Yesterday I was trolling for posts, and I remembered this one, about hiring a babysitter. I never link to it because I can’t read it. I get physically ill. It was a short, stinging moment during an absolutely terrible time in my life. But a part of me likes that sting. I’m the kind of girl that picks scabs off just to feel like I’m alive.
So you can imagine that a blog post about how to sell is not rocking my world. It’s true that I’ve been thinking a lot about creating more stability in my life. But it’s also true that in the recent post about what I learned from sales guys, I should have told you that when I met one of those sales guys on a plane, I went to a hotel and had sex with him. I had never had a one-night stand and I thought I should know what it’s like. And it was terrible. I like picking scabs, but it’s very controlled. It’s hard to control a one-night stand, and it was, actually, very scary and not fun at all.
I want this blog to be somewhere in between a one-night stand with a sales guy and a five-point list of sales tips. In fact, I want my life to be that way as well.
A few days ago I flew to LA to get my haircut. I know that sounds crazy, but remember that I live in the middle of Wisconsin. Also, my best friend, Sharon, is in LA, and she owns a hair salon, and she’s been cutting my hair for 15 years. Before I was her free-haircut-friend, a cut and color with her was about $300. So I feel like the plane ticket, together with the free haircut, is somehow still a bargain.
I go there on a day the salon is closed, and we do my hair and then spend the day hanging out in Santa Monica talking.

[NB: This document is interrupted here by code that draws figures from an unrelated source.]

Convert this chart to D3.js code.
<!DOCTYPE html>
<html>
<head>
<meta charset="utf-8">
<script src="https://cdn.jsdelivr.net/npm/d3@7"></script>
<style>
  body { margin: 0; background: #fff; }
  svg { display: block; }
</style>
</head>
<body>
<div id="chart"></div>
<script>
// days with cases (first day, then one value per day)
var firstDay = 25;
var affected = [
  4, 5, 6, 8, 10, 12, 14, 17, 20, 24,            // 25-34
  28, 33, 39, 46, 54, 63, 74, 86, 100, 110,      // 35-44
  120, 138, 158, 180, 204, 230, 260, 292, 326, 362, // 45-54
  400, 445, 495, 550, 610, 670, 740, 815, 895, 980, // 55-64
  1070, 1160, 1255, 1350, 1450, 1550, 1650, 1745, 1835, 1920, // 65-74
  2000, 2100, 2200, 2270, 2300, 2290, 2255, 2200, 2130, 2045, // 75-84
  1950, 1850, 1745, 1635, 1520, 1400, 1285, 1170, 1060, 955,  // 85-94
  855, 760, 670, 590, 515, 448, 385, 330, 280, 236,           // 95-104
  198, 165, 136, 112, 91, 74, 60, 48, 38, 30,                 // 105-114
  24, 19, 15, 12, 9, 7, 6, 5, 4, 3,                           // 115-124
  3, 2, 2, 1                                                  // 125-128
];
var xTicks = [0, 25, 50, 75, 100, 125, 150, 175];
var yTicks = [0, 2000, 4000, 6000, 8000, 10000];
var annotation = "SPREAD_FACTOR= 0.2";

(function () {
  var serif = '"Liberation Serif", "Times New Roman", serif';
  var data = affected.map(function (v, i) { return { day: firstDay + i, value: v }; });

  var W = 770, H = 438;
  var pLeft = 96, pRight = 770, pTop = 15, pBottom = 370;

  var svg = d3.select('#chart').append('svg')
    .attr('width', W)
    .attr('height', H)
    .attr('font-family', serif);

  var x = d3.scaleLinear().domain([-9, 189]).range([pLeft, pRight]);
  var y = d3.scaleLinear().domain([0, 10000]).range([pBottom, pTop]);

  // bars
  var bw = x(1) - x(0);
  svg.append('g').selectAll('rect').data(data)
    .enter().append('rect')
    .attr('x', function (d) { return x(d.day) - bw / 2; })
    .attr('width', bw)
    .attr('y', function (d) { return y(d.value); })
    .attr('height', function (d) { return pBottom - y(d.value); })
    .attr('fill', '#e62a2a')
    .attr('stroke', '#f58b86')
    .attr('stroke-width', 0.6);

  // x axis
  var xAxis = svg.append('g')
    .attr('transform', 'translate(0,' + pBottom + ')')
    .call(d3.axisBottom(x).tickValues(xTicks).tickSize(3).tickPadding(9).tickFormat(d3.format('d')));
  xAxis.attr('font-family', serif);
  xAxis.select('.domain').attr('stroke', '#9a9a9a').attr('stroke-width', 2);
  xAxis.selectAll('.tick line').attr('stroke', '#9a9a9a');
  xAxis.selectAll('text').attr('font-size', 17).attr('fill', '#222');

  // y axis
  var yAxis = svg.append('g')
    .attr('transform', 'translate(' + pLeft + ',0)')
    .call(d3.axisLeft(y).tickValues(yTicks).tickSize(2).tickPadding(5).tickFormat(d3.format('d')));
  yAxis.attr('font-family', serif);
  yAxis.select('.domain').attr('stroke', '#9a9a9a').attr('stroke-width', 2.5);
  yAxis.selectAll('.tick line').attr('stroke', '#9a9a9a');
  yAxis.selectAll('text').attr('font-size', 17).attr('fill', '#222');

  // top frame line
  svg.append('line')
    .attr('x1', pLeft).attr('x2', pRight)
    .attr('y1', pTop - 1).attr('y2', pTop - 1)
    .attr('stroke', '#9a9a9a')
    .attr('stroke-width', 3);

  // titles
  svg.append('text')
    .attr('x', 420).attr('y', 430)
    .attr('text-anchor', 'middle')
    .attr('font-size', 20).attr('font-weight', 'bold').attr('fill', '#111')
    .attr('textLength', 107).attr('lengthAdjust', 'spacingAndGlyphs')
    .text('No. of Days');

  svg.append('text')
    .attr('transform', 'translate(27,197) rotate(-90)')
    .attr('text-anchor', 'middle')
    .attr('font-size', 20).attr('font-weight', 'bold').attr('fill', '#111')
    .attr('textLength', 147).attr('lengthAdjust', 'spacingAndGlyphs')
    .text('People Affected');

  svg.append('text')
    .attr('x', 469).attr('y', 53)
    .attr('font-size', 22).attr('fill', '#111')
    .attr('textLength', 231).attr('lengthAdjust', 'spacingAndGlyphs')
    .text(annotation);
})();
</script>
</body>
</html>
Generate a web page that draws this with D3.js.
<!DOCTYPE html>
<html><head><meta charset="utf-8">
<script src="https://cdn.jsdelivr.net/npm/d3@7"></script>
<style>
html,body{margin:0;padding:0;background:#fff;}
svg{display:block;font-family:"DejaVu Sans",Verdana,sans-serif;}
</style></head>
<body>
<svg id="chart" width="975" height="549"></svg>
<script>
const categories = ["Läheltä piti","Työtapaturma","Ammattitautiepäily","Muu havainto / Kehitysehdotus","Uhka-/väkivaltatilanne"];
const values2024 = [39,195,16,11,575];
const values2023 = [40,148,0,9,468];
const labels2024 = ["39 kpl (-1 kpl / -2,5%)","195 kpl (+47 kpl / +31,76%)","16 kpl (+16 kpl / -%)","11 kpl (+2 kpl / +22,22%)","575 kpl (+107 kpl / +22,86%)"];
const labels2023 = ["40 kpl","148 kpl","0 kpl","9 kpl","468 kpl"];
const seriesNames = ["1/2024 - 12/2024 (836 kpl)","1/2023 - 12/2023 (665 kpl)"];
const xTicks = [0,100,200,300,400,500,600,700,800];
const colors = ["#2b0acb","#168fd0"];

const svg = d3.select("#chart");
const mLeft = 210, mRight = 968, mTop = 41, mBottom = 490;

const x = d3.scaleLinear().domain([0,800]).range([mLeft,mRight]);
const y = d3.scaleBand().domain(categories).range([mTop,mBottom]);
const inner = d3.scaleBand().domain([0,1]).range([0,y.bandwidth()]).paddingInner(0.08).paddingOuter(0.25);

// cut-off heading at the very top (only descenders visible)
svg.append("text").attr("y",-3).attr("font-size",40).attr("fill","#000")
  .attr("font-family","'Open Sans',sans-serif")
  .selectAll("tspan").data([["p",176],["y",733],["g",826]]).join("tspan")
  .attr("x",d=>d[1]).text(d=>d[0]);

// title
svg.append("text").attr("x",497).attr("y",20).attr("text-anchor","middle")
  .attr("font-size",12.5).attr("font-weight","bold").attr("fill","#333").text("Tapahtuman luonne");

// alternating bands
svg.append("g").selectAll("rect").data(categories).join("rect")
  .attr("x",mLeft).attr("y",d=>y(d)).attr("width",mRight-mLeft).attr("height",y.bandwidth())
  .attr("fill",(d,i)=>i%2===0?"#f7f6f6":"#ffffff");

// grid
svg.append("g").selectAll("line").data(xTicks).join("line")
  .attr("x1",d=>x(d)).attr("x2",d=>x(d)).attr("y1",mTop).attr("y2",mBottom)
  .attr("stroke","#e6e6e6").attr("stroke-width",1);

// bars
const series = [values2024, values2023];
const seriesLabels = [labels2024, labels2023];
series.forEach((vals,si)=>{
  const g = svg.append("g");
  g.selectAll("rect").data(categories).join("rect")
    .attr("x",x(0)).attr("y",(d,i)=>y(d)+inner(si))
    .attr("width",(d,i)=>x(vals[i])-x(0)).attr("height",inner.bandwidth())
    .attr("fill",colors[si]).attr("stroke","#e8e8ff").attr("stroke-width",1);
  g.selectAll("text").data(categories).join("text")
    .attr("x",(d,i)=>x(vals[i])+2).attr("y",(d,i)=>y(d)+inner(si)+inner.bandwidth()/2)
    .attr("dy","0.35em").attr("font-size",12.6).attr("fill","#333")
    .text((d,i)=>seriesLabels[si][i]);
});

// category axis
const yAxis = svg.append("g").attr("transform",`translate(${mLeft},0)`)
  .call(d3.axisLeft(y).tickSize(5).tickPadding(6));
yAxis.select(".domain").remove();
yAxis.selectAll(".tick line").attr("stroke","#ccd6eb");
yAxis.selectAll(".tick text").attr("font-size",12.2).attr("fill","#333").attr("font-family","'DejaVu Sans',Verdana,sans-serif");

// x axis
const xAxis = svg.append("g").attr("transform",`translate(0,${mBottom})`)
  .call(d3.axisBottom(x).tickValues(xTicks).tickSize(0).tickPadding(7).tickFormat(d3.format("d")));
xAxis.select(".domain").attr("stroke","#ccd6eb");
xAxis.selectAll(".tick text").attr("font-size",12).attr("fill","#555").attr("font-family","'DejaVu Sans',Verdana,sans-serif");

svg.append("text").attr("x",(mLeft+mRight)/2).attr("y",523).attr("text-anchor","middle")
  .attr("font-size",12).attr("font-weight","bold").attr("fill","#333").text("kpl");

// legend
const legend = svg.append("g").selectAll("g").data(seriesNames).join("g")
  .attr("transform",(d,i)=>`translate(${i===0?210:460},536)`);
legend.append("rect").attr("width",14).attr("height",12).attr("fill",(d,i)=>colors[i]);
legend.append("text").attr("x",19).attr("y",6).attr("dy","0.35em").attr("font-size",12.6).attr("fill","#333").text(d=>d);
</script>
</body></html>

At lunch, outside, with cars driving by, I tell Sharon I need a break. I need a vacation. I have been working absolutely insane hours for the last five years. I traveled so much that when I get on a plane now, I have panic attacks.

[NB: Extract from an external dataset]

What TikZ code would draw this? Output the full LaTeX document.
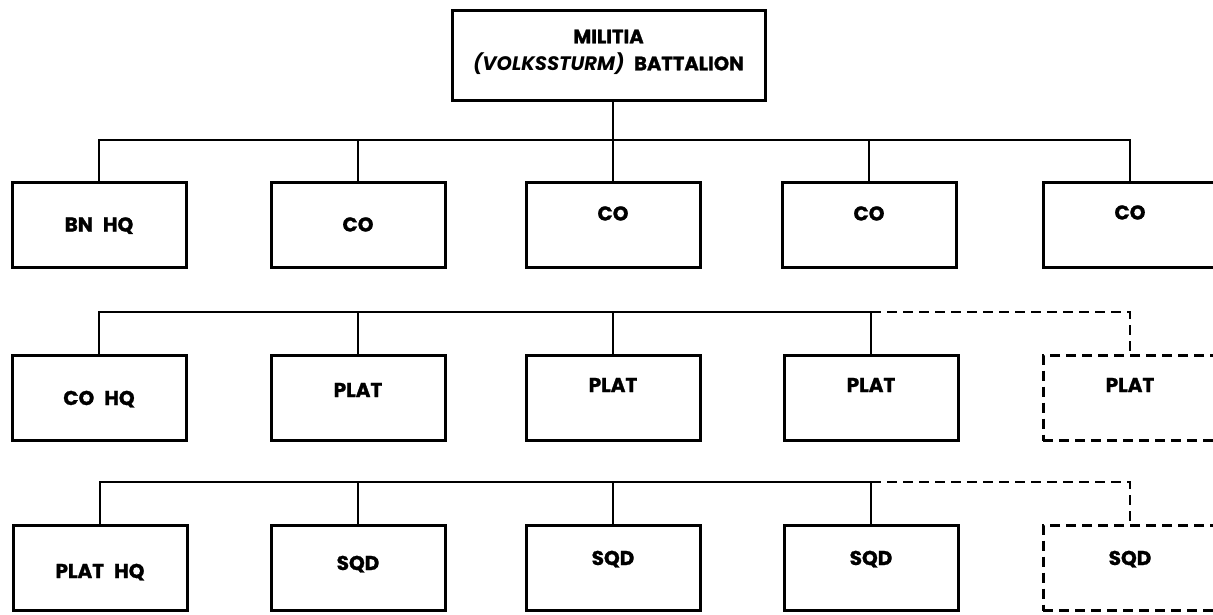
\documentclass[tikz,border=0pt]{standalone}
\usepackage{fontspec}
\setmainfont{Poppins}[BoldFeatures={FakeBold=1.2}]
\begin{document}
\begin{tikzpicture}[x=1pt,y=-1pt,
  box/.style={draw, line width=3pt, minimum width=174pt, minimum height=85pt, inner sep=0pt, font=\bfseries\fontsize{20}{24}\selectfont},
  dbox/.style={box, dash pattern=on 10pt off 6pt},
  lift/.code={\pgfmathsetmacro\liftH{24-#1}\pgfmathsetmacro\liftD{10+#1}\tikzset{text height=\liftH pt, text depth=\liftD pt}},
  conn/.style={line width=2.4pt},
  dconn/.style={conn, dash pattern=on 10pt off 6pt}]
\useasboundingbox (0,0) rectangle (1213,614);
\clip (0,0) rectangle (1213,614);
% top
\node[box, minimum width=313pt, minimum height=90pt, align=center, font=\bfseries\fontsize{19.5}{27}\selectfont] (top) at (608.5,55) {MILITIA\\\textit{(VOLKSSTURM)}\hspace{0.5em}BATTALION\\[-17pt]};
% row 1
\node[box, lift=0]  (b1) at (99,224.5)  {BN\hspace{0.5em}HQ};
\node[box, lift=0]  (b2) at (358,224.5) {CO};
\node[box, lift=11] (b3) at (613,224.5) {CO};
\node[box, lift=11] (b4) at (869,224.5) {CO};
\node[box, lift=12] (b5) at (1130,224.5) {CO};
% row 2
\node[box, lift=0]  (c1) at (99,398)  {CO\hspace{0.5em}HQ};
\node[box, lift=8]  (p2) at (358,398) {PLAT};
\node[box, lift=13] (p3) at (613,398) {PLAT};
\node[box, lift=13] (p4) at (871,398) {PLAT};
\node[dbox, lift=13] (p5) at (1130,398) {PLAT};
% row 3
\node[box, lift=-3] (h1) at (100,568) {PLAT\hspace{0.5em}HQ};
\node[box, lift=5]  (s2) at (358,568) {SQD};
\node[box, lift=10] (s3) at (613,568) {SQD};
\node[box, lift=10] (s4) at (871,568) {SQD};
\node[dbox, lift=10] (s5) at (1130,568) {SQD};
% connectors row 1
\coordinate (bus1) at (0,140);
\draw[conn] (top.south -| b3.north) -- (b3.north);
\draw[conn] (b1.north) -- (b1.north |- bus1) -- (b5.north |- bus1) -- (b5.north);
\draw[conn] (b2.north) -- (b2.north |- bus1);
\draw[conn] (b4.north) -- (b4.north |- bus1);
% connectors row 2
\coordinate (bus2) at (0,312);
\draw[conn] (c1.north) -- (c1.north |- bus2) -- (p4.north |- bus2) -- (p4.north);
\draw[conn] (p2.north) -- (p2.north |- bus2);
\draw[conn] (p3.north) -- (p3.north |- bus2);
\draw[dconn] (p4.north |- bus2) -- (p5.north |- bus2) -- (p5.north);
% connectors row 3
\coordinate (bus3) at (0,482);
\draw[conn] (h1.north) -- (h1.north |- bus3) -- (s4.north |- bus3) -- (s4.north);
\draw[conn] (s2.north) -- (s2.north |- bus3);
\draw[conn] (s3.north) -- (s3.north |- bus3);
\draw[dconn] (s4.north |- bus3) -- (s5.north |- bus3) -- (s5.north);
\end{tikzpicture}
\end{document}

She said, “What would you do on vacation?”
Me: “I’d probably wake up, take the kids to school, go to the gym, write a blog post, and then work on whatever company I was percolating. And then pick the kids up at school.”
So I don’t really want a vacation. I want breathing room. But not a vacation. To be honest, I still work at night. I am not sure why. I think because I’m interested in what people are doing. In what I’m doing. I don’t want to miss anything because everything is still fun.
I think working at night is like picking scabs. It feels lively to solve some problems before I go to bed. Or create some. (Same way with pulling a scab, right?)
After lunch, Sharon and I drove to Culver City, to get my eyebrows done. I usually go to NYC for eyebrows. But I don’t want to travel anymore, so I don’t want to have a hair person in LA and an eyebrow person in NY. So, as a step toward simplifying my life, I did my eyebrows in LA.
I liked the place immediately because there was a whole display of gray nail polish and I know gray is the it-color for fall, and I know no one is wearing it yet in Madison, so I had high hopes for my eyebrows.
But they are uneven. Sharon tried to tell me they were okay, but good friends, really, don’t do that. So in the end, she didn’t. And I’m going back to NY next time.
I know you’ll say, “Just find someone else in LA.” It’s not bad advice. In fact, this is what Sharon said.
But I’m upset about the eyebrows, about how it turned out. It’s hard to make changes, even if the changes could make my life more calm. It’s so easy to convince ourselves that the change is too difficult to make. For eyebrows, for a blog, for a career.